I'm a Mac! We went on Tuesday to go browsing at computers. I was only interested in the Macbook Air models, because I don't have any heavy duty computer functions that I do. The first hurdle I had to get through was the touchpad. There are no separate buttons for right-clicking. I was nearly ready to walk away because if I could not figure out how to right click, this wasn't going to work. Luckily, the people at the Apple store were incredibly helpful with my stupid questions. :) So which one to get.... they had an 11 and 13 inch to choose from for size, and my last laptop was an 11 inch. I bought that one small because I needed it to be small enough for the desks at school, and light enough to carry with me. But I have been so used to it, it seemed strange to go with a bigger screen. My eyes however won, the bigger screen it is. I don't need a ton of memory, so I wanted the model with 128GB memory, and they were all sold out. As were all the stores in our area. So unless we wanted to go to Wisconsin or Michigan Avenue. Hmmm.
I didn't want to spend more on the higher memory, or compromise on the smaller screen. I was pretty bummed. I could order it and have it delivered, but it was going take at least a week for it to arrive. We were going to leave, and maybe check out Best Buy, when someone from the store stopped us and told us to wait.
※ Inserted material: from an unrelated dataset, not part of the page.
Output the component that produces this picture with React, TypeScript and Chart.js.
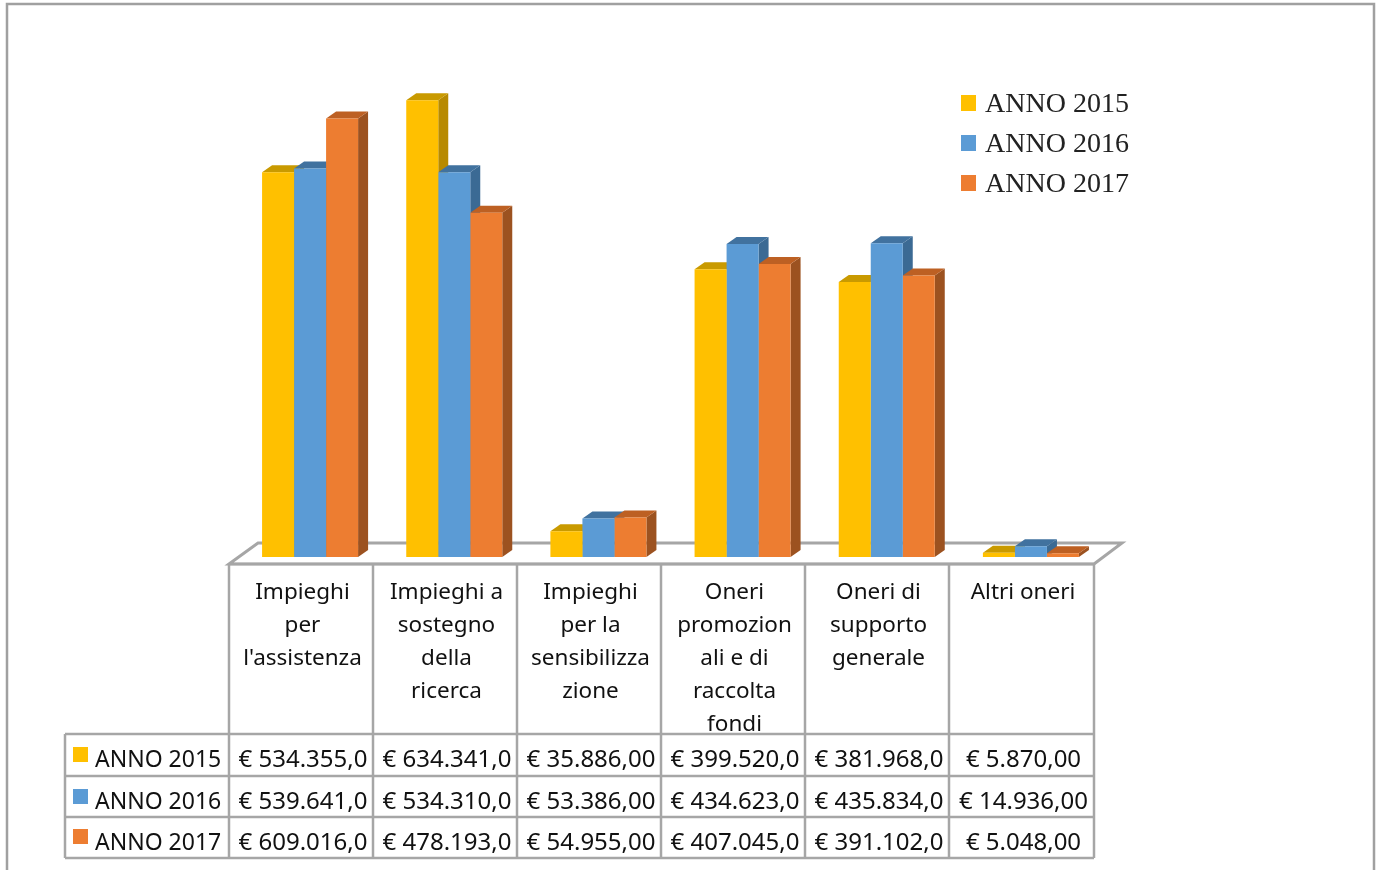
import React, { useEffect, useRef } from "react";
import { Chart, registerables } from "chart.js";

Chart.register(...registerables);

const categoryLines: string[][] = [
  ["Impieghi", "per", "l'assistenza"],
  ["Impieghi a", "sostegno", "della", "ricerca"],
  ["Impieghi", "per la", "sensibilizza", "zione"],
  ["Oneri", "promozion", "ali e di", "raccolta", "fondi"],
  ["Oneri di", "supporto", "generale"],
  ["Altri oneri"],
];
const seriesNames = ["ANNO 2015", "ANNO 2016", "ANNO 2017"];
const values2015 = [534355, 634341, 35886, 399520, 381968, 5870];
const values2016 = [539641, 534310, 53386, 434623, 435834, 14936];
const values2017 = [609016, 478193, 54955, 407045, 391102, 5048];
const cells2015 = ["€ 534.355,0", "€ 634.341,0", "€ 35.886,00", "€ 399.520,0", "€ 381.968,0", "€ 5.870,00"];
const cells2016 = ["€ 539.641,0", "€ 534.310,0", "€ 53.386,00", "€ 434.623,0", "€ 435.834,0", "€ 14.936,00"];
const cells2017 = ["€ 609.016,0", "€ 478.193,0", "€ 54.955,00", "€ 407.045,0", "€ 391.102,0", "€ 5.048,00"];
const frontColors = ["#FFC000", "#5B9BD5", "#ED7D31"];
const topColors = ["#C99A00", "#41729F", "#BD6023"];
const sideColors = ["#B88A00", "#3B6A94", "#9C5220"];

const GRID = "#A6A6A6";
const DX = 10;
const DY = 7;
const TABLE_X = [229, 373, 517, 661, 805, 949, 1094];
const TABLE_Y = [564, 734, 776, 817, 858];
const TABLE_LEFT = 65;
const allCells = [cells2015, cells2016, cells2017];

function poly(ctx: CanvasRenderingContext2D, pts: number[][], fill: string) {
  ctx.fillStyle = fill;
  ctx.beginPath();
  pts.forEach(([x, y], i) => (i ? ctx.lineTo(x, y) : ctx.moveTo(x, y)));
  ctx.closePath();
  ctx.fill();
}

const decorations = {
  id: "decorations",
  beforeDatasetsDraw(chart: Chart) {
    const ctx = chart.ctx;
    ctx.save();
    // frame
    ctx.strokeStyle = "#A0A0A0";
    ctx.lineWidth = 2.5;
    ctx.beginPath();
    ctx.moveTo(7, 870);
    ctx.lineTo(7, 4);
    ctx.lineTo(1374, 4);
    ctx.lineTo(1374, 870);
    ctx.stroke();
    // floor
    ctx.strokeStyle = GRID;
    ctx.lineWidth = 3;
    ctx.beginPath();
    ctx.moveTo(229, 564);
    ctx.lineTo(258, 543);
    ctx.lineTo(1122, 543);
    ctx.lineTo(1094, 564);
    ctx.closePath();
    ctx.stroke();
    // 3D faces of the bars
    chart.data.datasets.forEach((_, d) => {
      chart.getDatasetMeta(d).data.forEach((el: any) => {
        const l = el.x - el.width / 2;
        const r = el.x + el.width / 2;
        const t = el.y;
        const b = el.base;
        poly(ctx, [[r, t], [r + DX, t - DY], [r + DX, b - DY], [r, b]], sideColors[d]);
        poly(ctx, [[l, t], [r, t], [r + DX, t - DY], [l + DX, t - DY]], topColors[d]);
      });
    });
    ctx.restore();
  },
  afterDatasetsDraw(chart: Chart) {
    const ctx = chart.ctx;
    ctx.save();
    // data table grid
    ctx.strokeStyle = GRID;
    ctx.lineWidth = 2.5;
    ctx.beginPath();
    TABLE_X.forEach((x) => {
      ctx.moveTo(x, TABLE_Y[0]);
      ctx.lineTo(x, TABLE_Y[4]);
    });
    ctx.moveTo(TABLE_X[0], TABLE_Y[0]);
    ctx.lineTo(TABLE_X[6], TABLE_Y[0]);
    TABLE_Y.slice(1).forEach((y) => {
      ctx.moveTo(TABLE_LEFT, y);
      ctx.lineTo(TABLE_X[6], y);
    });
    ctx.moveTo(TABLE_LEFT, TABLE_Y[1]);
    ctx.lineTo(TABLE_LEFT, TABLE_Y[4]);
    ctx.stroke();
    // header text
    ctx.fillStyle = "#111111";
    ctx.font = '22.5px "Noto Sans"';
    ctx.textBaseline = "middle";
    ctx.textAlign = "center";
    categoryLines.forEach((lines, c) => {
      const cx = (TABLE_X[c] + TABLE_X[c + 1]) / 2 + 1.5;
      lines.forEach((line, i) => ctx.fillText(line, cx, 593 + i * 32.9));
    });
    // rows
    const rowCentres = [760, 802, 843];
    const swatchTops = [747, 789, 829];
    seriesNames.forEach((name, s) => {
      ctx.fillStyle = frontColors[s];
      ctx.fillRect(73, swatchTops[s], 15, 15);
      ctx.fillStyle = "#111111";
      ctx.textAlign = "left";
      ctx.font = '23px "Noto Sans"';
      ctx.fillText(name, 95, rowCentres[s]);
      ctx.textAlign = "center";
      ctx.font = '24px "Noto Sans"';
      allCells[s].forEach((txt, c) => {
        ctx.fillText(txt, (TABLE_X[c] + TABLE_X[c + 1]) / 2 + 2, rowCentres[s]);
      });
    });
    // legend
    ctx.textAlign = "left";
    ctx.textBaseline = "alphabetic";
    ctx.font = '28px "Liberation Serif"';
    seriesNames.forEach((name, s) => {
      ctx.fillStyle = frontColors[s];
      ctx.fillRect(961, 95 + s * 40, 15, 16);
      ctx.fillStyle = "#222222";
      ctx.fillText(name, 985, 112 + s * 40);
    });
    ctx.restore();
  },
};

export default function App() {
  const ref = useRef<HTMLCanvasElement>(null);
  useEffect(() => {
    const chart = new Chart(ref.current!, {
      type: "bar",
      data: {
        labels: categoryLines.map((l) => l.join(" ")),
        datasets: [values2015, values2016, values2017].map((data, i) => ({
          label: seriesNames[i],
          data,
          backgroundColor: frontColors[i],
          borderWidth: 0,
          categoryPercentage: 0.666,
          barPercentage: 1,
        })),
      },
      options: {
        animation: false,
        responsive: false,
        layout: { padding: { left: 238, right: 275, top: 53, bottom: 313 } },
        plugins: { legend: { display: false }, tooltip: { enabled: false }, title: { display: false } },
        scales: {
          x: { display: false },
          y: { display: false, min: 0, max: 700000 },
        },
      },
      plugins: [decorations],
    } as any);
    return () => chart.destroy();
  }, []);
  return (
    <div style={{ position: "fixed", inset: 0, background: "#fff", overflow: "hidden" }}>
      <canvas ref={ref} width={1378} height={870} style={{ display: "block" }} />
    </div>
  );
}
The guy who was helping us told us they were going to give us the 256GB model for the price of the 128GB one. I was completely blown away. They also discounted the apple care for me. It was so unexpected, I was almost in tears that they did this for me given they rarely discount their products.
I love my new laptop. There are a lot of things that are really different, like the Control vs Command button. And how to do a screen capture. Or how to print a picture from a website. Luckily my friends have been helping with all these little things. It is otherwise still just a laptop, but I do love that the charger connects by magnet. On my last two laptops, they have been plug in ports that fail over time. I am very very happy with my choice.
I got to the gym today. I have been majorly slacking since the Color Run. I was sore when we came back from Milwaukee, then I had my weekend to work, and lack of motivation has been haunting me. I haven't gone to weigh in since the day we left for Milwaukee, and I am not going back until I loose the weight I've gained. I need to keep reminding myself of my reasons for doing this. I want to be healthier. I do not want to be the obese pregnant woman. I want to shop at more than 3 stores. I want to be able to fit in the seats of the roller coasters at Six Flags. I want to be able to wrap a single towel completely around me. I want to have some chance of survival in case I'm ever thrust into a Hunger Games type of situation. I mean, seriously, I'd be the first one to go.
Therapy is going ok. Benefits of it are not being seen totally, but I am identifying thought processes that I need to change. Like the disruption that is caused in my life by my worrying about what-ifs. Like something bad happens with someone, and I spend a disabling amount of time worrying about what it means, what if this, what if that, what if I respond this way, and then they respond that way? I can't function. I also have a really hard time not absorbing what I think people think about me. She thinks I'm horrible or stupid, well I must be both, right? I exhaust myself with my worrying, honestly.
Side note, I have decided I don't drink enough wine. I am ready to commit to buying at least 1 bottle of wine each week. Pink Moscato is seriously my luvvah right now. I may be working on my 2nd glass this evening while typing this. I may be pretty buzzed, too. But you won't know for sure because you are just reading some text on a blog, and can't fully experience buzzed Nurse Bearica. Too bad.
Wine good. What ifs bad.
In good news, I get to eat some BBQ Pulled Pork Nachos tomorrow with a friend I haven't seen in a while tomorrow, and I'm super excited. And we finally got new pillows, we loved our current ones to pillow death. Strawberry Vodka is good mixed with pineapple juice and strawberry orange banana juice. Oreo Salted Caramel ice cream at Baskin Robbins is ahhh-may-zing. I'm totally jealous of friends going to Vegas next month and wishing they would stuff me in their luggage, but if not, I just asked that they see LOVE or Zumanity and eat a crepe at Jean Phillipe for me at the Bellagio. I have to brave Babies R Us again soon for a friend's baby shower, and I cringe a little at the promised overwhelmed feeling that will come over me by the hundreds of different fucking pacifiers and bottles, and nipple pads, and baby soaps (that smell amazing, but that's besides the point). I'm either going to grab the first thing I can (that will be good for a gift), OR I'm gonna go home and immediately throw away my BC pills. Let's hope for option A.
2nd glass is finished, and buzzed feeling has intensified to the point that laying down and resting my head on new pillows is necessary. :) Thanks god for spellcheck.